The Santa Clara County Board of Supervisors meeting chambers. File photo.

    Santa Clara County officially has a new map of its political boundaries for the next decade.

    The Board of Supervisors adopted a map Tuesday proposed by Supervisor Cindy Chavez. Officially known by the number 90195, this map makes several significant adjustments to the five district boundaries, most notably moving Los Gatos and Almaden Valley out of District 1 and into District 5.

    The new map—which will stand until the next redistricting a decade from now—was approved on the consent calendar with hardly a word, one day before the statutory deadline to adopt new boundaries. Redistricting occurs once every 10 years on the local, state and federal levels to make sure political districts have roughly equal populations.

    Supervisors voted 3-2 last week to advance with 90195, one of several variations of the Yellow Map—a proposal backed by a collection of civil rights and labor groups. Supporters of 90195 say it will boost representation for marginalized communities in Santa Clara County.

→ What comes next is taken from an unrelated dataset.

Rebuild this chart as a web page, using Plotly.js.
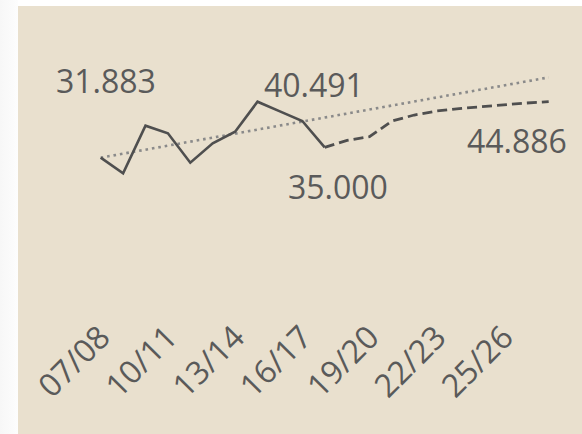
<!DOCTYPE html>
<html>
<head>
<meta charset="utf-8">
<script src="https://cdn.plot.ly/plotly-3.0.1.min.js"></script>
<style>
  html, body { margin: 0; padding: 0; width: 582px; height: 434px; overflow: hidden;
    background: linear-gradient(to right, #f7f7f7 0px, #fdfdfd 18px, #ffffff 18px); }
  #chart { position: absolute; left: 18px; top: 6px; width: 564px; height: 428px; }
</style>
</head>
<body>
<div id="chart"></div>
<script>
// School years (categories)
const years = ["07/08","08/09","09/10","10/11","11/12","12/13","13/14","14/15","15/16","16/17",
               "17/18","18/19","19/20","20/21","21/22","22/23","23/24","24/25","25/26","26/27","27/28"];
// Actual values (thousands)
const actualYears = ["07/08","08/09","09/10","10/11","11/12","12/13","13/14","14/15","15/16","16/17","17/18"];
const actualValues = [33.76, 31.883, 37.61, 36.69, 33.16, 35.49, 36.88, 40.491, 39.33, 38.17, 35.0];
// Forecast values (thousands)
const forecastYears = ["17/18","18/19","19/20","20/21","21/22","22/23","23/24","24/25","25/26","26/27","27/28"];
const forecastValues = [35.0, 35.84, 36.28, 38.17, 38.89, 39.37, 39.67, 39.91, 40.15, 40.33, 40.49];
// Trend values (thousands)
const trendValues = [33.76, 34.24, 34.73, 35.21, 35.69, 36.17, 36.66, 37.14, 37.62, 38.10, 38.59,
                     39.07, 39.55, 40.03, 40.52, 41.00, 41.48, 41.96, 42.45, 42.93, 43.41];
// Tick labels
const tickLabels = ["07/08","10/11","13/14","16/17","19/20","22/23","25/26"];
// Data labels
const labelTexts = ["31.883","40.491","35.000","44.886"];

const ink = "#4f4f4f";
const textColor = "#5a5a5a";
const fontFam = "'Open Sans', 'Noto Sans', sans-serif";

const traces = [
  { x: years, y: trendValues, type: "scatter", mode: "lines",
    line: { color: "#8a8a8a", width: 2.6, dash: "2.6px,3.9px" }, hoverinfo: "skip" },
  { x: forecastYears, y: forecastValues, type: "scatter", mode: "lines",
    line: { color: ink, width: 2.8, dash: "10px,5px" }, hoverinfo: "skip" },
  { x: actualYears, y: actualValues, type: "scatter", mode: "lines",
    line: { color: ink, width: 2.6 }, hoverinfo: "skip" }
];

const labelPos = [
  { x: 0.0934, y: 0.849 },
  { x: 0.4975, y: 0.834 },
  { x: 0.5447, y: 0.4485 },
  { x: 0.8924, y: 0.624 }
];

const annotations = labelTexts.map((t, i) => ({
  text: t, xref: "paper", yref: "paper", x: labelPos[i].x, y: labelPos[i].y,
  xanchor: "center", yanchor: "middle", showarrow: false,
  font: { family: fontFam, size: 32, color: textColor }
}));

const layout = {
  width: 564, height: 428,
  margin: { l: 40, r: 10, t: 34, b: 128, pad: 0 },
  paper_bgcolor: "#e9e0ce",
  plot_bgcolor: "#e9e0ce",
  showlegend: false,
  xaxis: {
    type: "category", categoryorder: "array", categoryarray: years,
    range: [-1.906, 21.04],
    tickmode: "array", tickvals: tickLabels, ticktext: tickLabels,
    tickangle: -45, showgrid: false, zeroline: false, showline: false, ticks: "",
    ticklabelstandoff: 5,
    tickfont: { family: fontFam, size: 32, color: textColor }
  },
  yaxis: {
    range: [15.930, 47.908], visible: false, showgrid: false, zeroline: false
  },
  annotations: annotations
};

Plotly.newPlot("chart", traces, layout, { displayModeBar: false, staticPlot: true });
</script>
</body>
</html>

    “I felt that voices were heard, and there was real consideration for everything that was asked for,” Bob Nunez, head of the San Jose/Silicon Valley NAACP, told San José Spotlight. “I’m grateful the Board of Supervisors saw that and listened and voted the way they did.”

    The 90195 Map has a population deviation of 4.1%, not as low as the map promoted by Supervisors Mike Wasserman and Joe Simitian. Both voted against the map last week and did so again Tuesday. The map preserves a majority-minority Asian Pacific Islander district in District 3, maintains a Latino influence district in District 2 and puts all of Sunnyvale in District 3. It also moves Evergreen from District 3 to District 1.

    The most controversial aspect of the map is its removal of Los Gatos and Almaden Valley from District 1, traditionally a conservative stronghold in the county. Some community leaders complain the map is diluting the voice of rural towns in District 1 by clustering them with large San Jose neighborhoods.

    “It takes away the strength that we have and we go back to being the ugly stepchild,” Don Gage told San José Spotlight. Gage served two terms as Gilroy mayor from 1991 to 1997 and from 2012 to 2016. He also served as a county supervisor from 1997 to 2010.

    The new political boundaries for Santa Clara County approved by the Board of Supervisors on Dec. 14.

    The move also excludes two candidates from the District 1 supervisor race—former San Jose Councilmember Johnny Khamis and Los Gatos Vice Mayor Rob Rennie. Rennie has already publicly stated he plans to run in the 2024 election for District 5 when Simitian is termed out. Khamis told San José Spotlight he intends to remain in the race, noting he’s already looked at possible houses in District 1.

    “I’m extremely serious about staying in the district,” Khamis said.

    Some local politicians, including Khamis and Gage, have argued the redistricting process is rife with legal and ethical concerns. In letters to the county, several argued Chavez should have recused herself from voting on the Yellow Map and its variations because she threw her support behind Morgan Hill Mayor Rich Constantine in the District 1 election. Gage himself is a supporter of Khamis.

    The Fair Maps Act forbids stakeholders redrawing political boundaries from considering incumbents or candidates running for office as a factor in their map-making.

    Several Asian American leaders claim the 90195 Map will reduce their community’s voting power by splitting a major chunk of the population into three districts instead of just two.

    “What they’re doing is discriminatory, diluting and silencing the Vietnamese and Asian American voices,” Bien Doan, a candidate for San Jose City Council District 7, told San José Spotlight. Doan has also rallied residents to protest a redistricting map for San Jose backed by the same groups that created the Yellow Map.

    Richard Konda, executive director of the Asian Law Alliance, which helped create the adopted map, said it creates a strong presence for the Asian community in the county by unifying Sunnyvale.

    “I’m happy the map was adopted,” Konda told San José Spotlight. “It’s a great map and I think it’ll be good for the community.”